A Spanish sea captain, Don Antonio Barcelo (1717 1797), who gained fame fighting Moorish pirates in the Mediterranean.

II

(AMb 17: dp. 110; l. 84'3" (reg.); b. 2I'17" (reg.); dr. 10'; s. 10 k.; a. 2 3 pdrs., 2 .30 cal. mg.)

Raymonde a diesel powered motorboat built in 1929 at Essex, Mass., by the Storey Shipbuilding Corp. was acquired by the Navy on 14 January 1942 from a Miss Adams, of Gloucester, Mass.; designated a base minesweeper AMb l7; converted for naval service at Quincy, Mass., by the Quincy Dry Dock & Yacht Corp.; and placed in service at the Section Base, Boston, on 18 April 1942.

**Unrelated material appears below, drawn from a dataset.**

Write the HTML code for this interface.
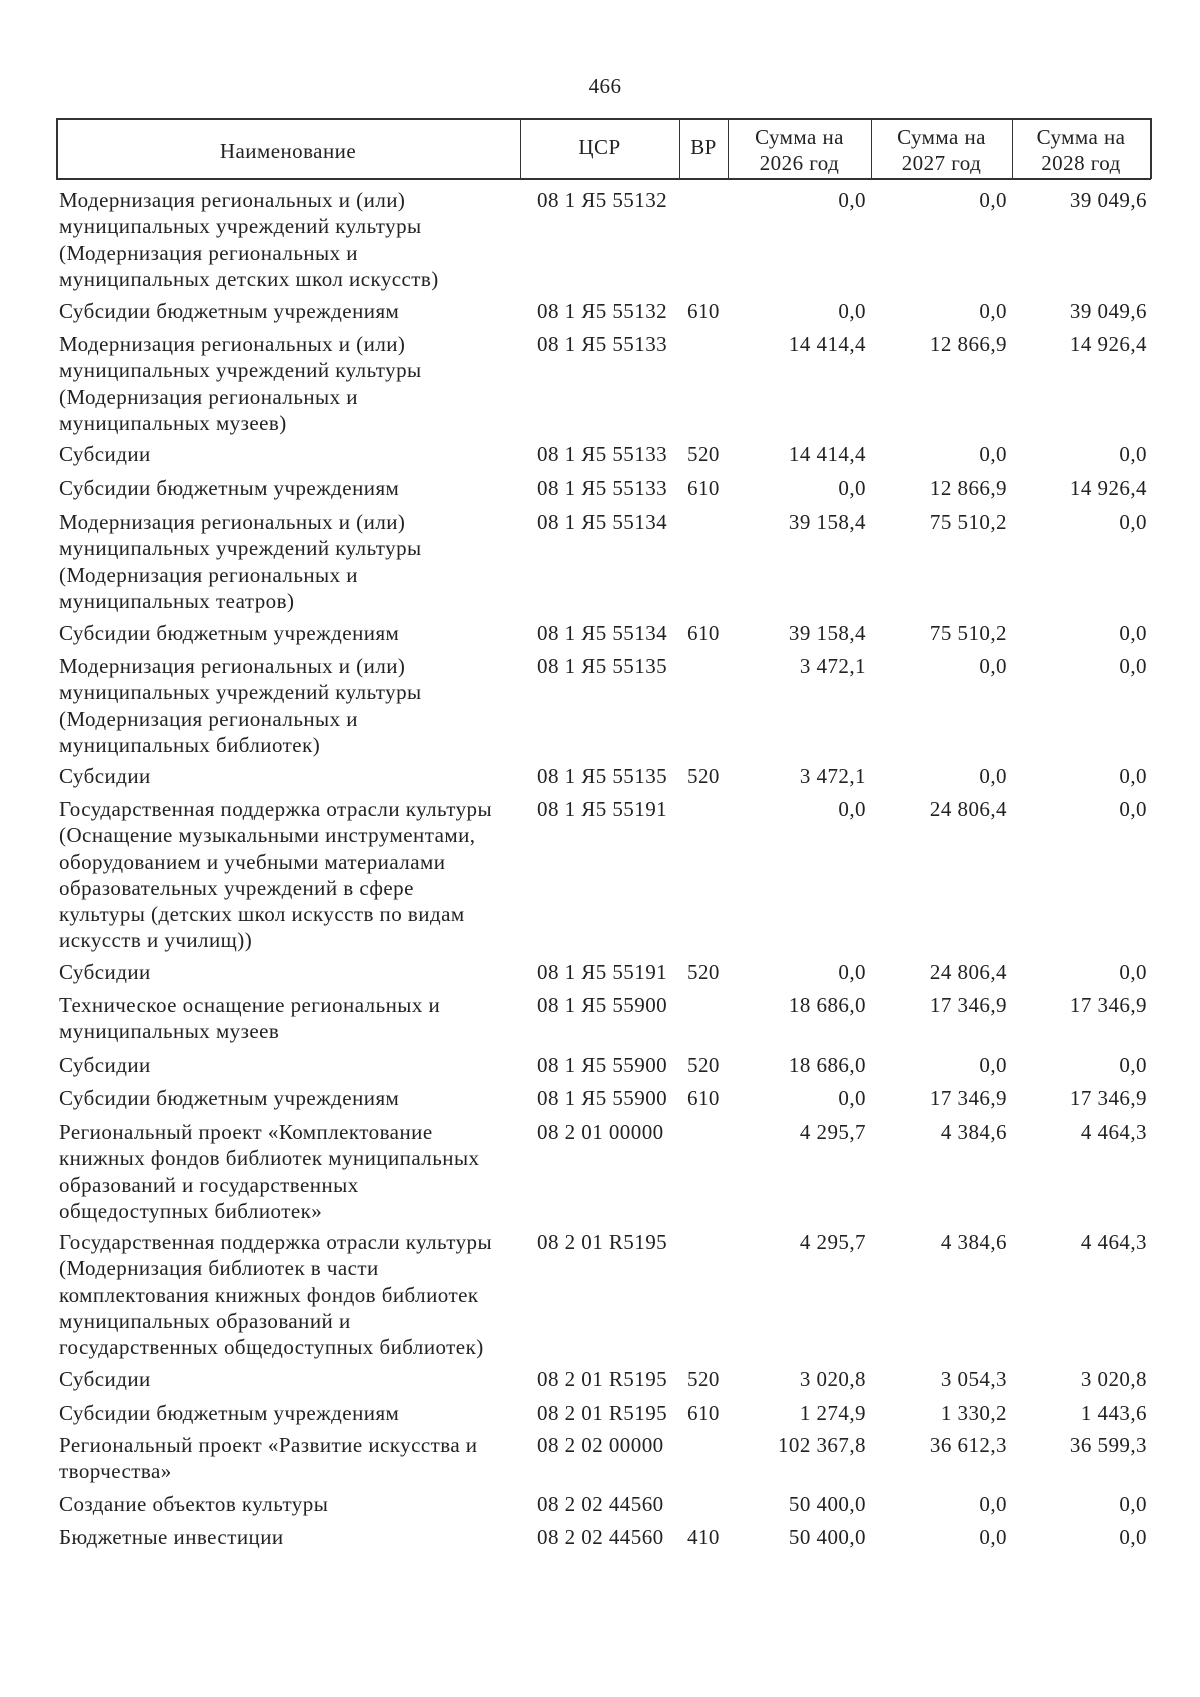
<!DOCTYPE html>
<html><head><meta charset="utf-8">
<style>
html,body{margin:0;padding:0;background:#fff;}
body{width:1200px;height:1697px;position:relative;overflow:hidden;font-family:"Liberation Serif","DejaVu Serif",serif;font-size:21px;color:#222;}
.t{position:absolute;white-space:nowrap;line-height:26.3px;letter-spacing:0.45px;}
.r{text-align:right;}
.hl{position:absolute;background:#333;}
</style></head><body>
<div class="t" style="left:580px;top:73px;width:50px;text-align:center;">466</div>
<div class="hl" style="left:56px;top:118px;width:1095px;height:1.5px;"></div>
<div class="hl" style="left:56px;top:178px;width:1095px;height:1.5px;"></div>
<div class="hl" style="left:56px;top:118px;width:1.5px;height:61px;"></div>
<div class="hl" style="left:520px;top:118px;width:1px;height:61px;"></div>
<div class="hl" style="left:679px;top:118px;width:1px;height:61px;"></div>
<div class="hl" style="left:728px;top:118px;width:1px;height:61px;"></div>
<div class="hl" style="left:871px;top:118px;width:1px;height:61px;"></div>
<div class="hl" style="left:1012px;top:118px;width:1px;height:61px;"></div>
<div class="hl" style="left:1150px;top:118px;width:1.5px;height:61px;"></div>
<div class="t" style="left:56px;top:138px;width:464px;text-align:center;">Наименование</div>
<div class="t" style="left:520px;top:134px;width:159px;text-align:center;">ЦСР</div>
<div class="t" style="left:679px;top:134px;width:49px;text-align:center;">ВР</div>
<div class="t" style="left:728px;top:124px;width:143px;text-align:center;">Сумма на<br>2026 год</div>
<div class="t" style="left:871px;top:124px;width:141px;text-align:center;">Сумма на<br>2027 год</div>
<div class="t" style="left:1012px;top:124px;width:138px;text-align:center;">Сумма на<br>2028 год</div>

<div id="rows"></div>
<script>
var R=[
[185,"Модернизация региональных и (или)<br>муниципальных учреждений культуры<br>(Модернизация региональных и<br>муниципальных детских школ искусств)","08 1 Я5 55132","","0,0","0,0","39 049,6"],
[288,"Субсидии бюджетным учреждениям","08 1 Я5 55132","610","0,0","0,0","39 049,6"],
[318,"Модернизация региональных и (или)<br>муниципальных учреждений культуры<br>(Модернизация региональных и<br>муниципальных музеев)","08 1 Я5 55133","","14 414,4","12 866,9","14 926,4"],
[420,"Субсидии","08 1 Я5 55133","520","14 414,4","0,0","0,0"],
[451,"Субсидии бюджетным учреждениям","08 1 Я5 55133","610","0,0","12 866,9","14 926,4"],
[483,"Модернизация региональных и (или)<br>муниципальных учреждений культуры<br>(Модернизация региональных и<br>муниципальных театров)","08 1 Я5 55134","","39 158,4","75 510,2","0,0"],
[586,"Субсидии бюджетным учреждениям","08 1 Я5 55134","610","39 158,4","75 510,2","0,0"],
[616,"Модернизация региональных и (или)<br>муниципальных учреждений культуры<br>(Модернизация региональных и<br>муниципальных библиотек)","08 1 Я5 55135","","3 472,1","0,0","0,0"],
[718,"Субсидии","08 1 Я5 55135","520","3 472,1","0,0","0,0"],
[748,"Государственная поддержка отрасли культуры<br>(Оснащение музыкальными инструментами,<br>оборудованием и учебными материалами<br>образовательных учреждений в сфере<br>культуры (детских школ искусств по видам<br>искусств и училищ))","08 1 Я5 55191","","0,0","24 806,4","0,0"],
[899,"Субсидии","08 1 Я5 55191","520","0,0","24 806,4","0,0"],
[930,"Техническое оснащение региональных и<br>муниципальных музеев","08 1 Я5 55900","","18 686,0","17 346,9","17 346,9"],
[985,"Субсидии","08 1 Я5 55900","520","18 686,0","0,0","0,0"],
[1016,"Субсидии бюджетным учреждениям","08 1 Я5 55900","610","0,0","17 346,9","17 346,9"],
[1047,"Региональный проект «Комплектование<br>книжных фондов библиотек муниципальных<br>образований и государственных<br>общедоступных библиотек»","08 2 01 00000","","4 295,7","4 384,6","4 464,3"],
[1149,"Государственная поддержка отрасли культуры<br>(Модернизация библиотек в части<br>комплектования книжных фондов библиотек<br>муниципальных образований и<br>государственных общедоступных библиотек)","08 2 01 R5195","","4 295,7","4 384,6","4 464,3"],
[1276,"Субсидии","08 2 01 R5195","520","3 020,8","3 054,3","3 020,8"],
[1307,"Субсидии бюджетным учреждениям","08 2 01 R5195","610","1 274,9","1 330,2","1 443,6"],
[1337,"Региональный проект «Развитие искусства и<br>творчества»","08 2 02 00000","","102 367,8","36 612,3","36 599,3"],
[1391,"Создание объектов культуры","08 2 02 44560","","50 400,0","0,0","0,0"],
[1422,"Бюджетные инвестиции","08 2 02 44560","410","50 400,0","0,0","0,0"]
];
var h="";
R.forEach(function(r){
 var y=Math.round(r[0]*1.081-13);
 h+='<div class="t" style="left:59px;top:'+y+'px">'+r[1]+'</div>';
 h+='<div class="t" style="left:537px;top:'+y+'px">'+r[2]+'</div>';
 h+='<div class="t" style="left:687px;top:'+y+'px">'+r[3]+'</div>';
 h+='<div class="t r" style="left:740px;width:126px;top:'+y+'px">'+r[4]+'</div>';
 h+='<div class="t r" style="left:880px;width:127px;top:'+y+'px">'+r[5]+'</div>';
 h+='<div class="t r" style="left:1020px;width:127px;top:'+y+'px">'+r[6]+'</div>';
});
document.getElementById("rows").innerHTML=h;
</script>
</body></html>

Assigned initially to the 1st Naval District, she operated in the Boston area through the summer of 1942. On 1 May 1942, she was redesignated a district patrol craft and became YP 375. Late in August, she received orders to duty in the National Capital and arrived at the Washington Navy Yard on 15 September 1942. In October, she made a round trip voyage to New London, Conn., for some unspecified temporary duty at the submarine base. Upon her return to the Potomac, YP 375 took up duty conducting minesweeping tests. That assignment lasted until 24 February 1943 when she sailed for Norfolk. From there, she continued on to Charleston, S.C., where she resumed minesweeping tests that took her as far south as Mayport, Fla. She returned to Norfolk at the end of March 1943. In April, she voyaged north to New York and the New England coast. Late that month, YP 375 sailed south to Port Everglades, Fla. Early in June, she returned to Norfolk where she underwent an availability until the 20th. In July, the motorboat sailed to the Section Base, Cape May, N.J., for about two months of unspecified experimental operations before returning to Norfolk.


On 2 October 1943, YP 375 received orders reassigning her to the 3d Naval District. She operated from Tompkinsville, N.Y., for the remainder of her Navy career, often carrying out special missions and temporary duty at various Atlantic coast locations outside her district. Her duty at those locations consisted of locating and retrieving lost ordnance—primarily mines and torpedoes. On 15 December 1944, she was redesignated IX l99 and, four days later, received the name Barcelo. Following the end of World War II, Barcelo (IX-199) was placed out of service on 23 October 1945, and she was transferred to the Maritime Commission for disposal on 29 March 1946.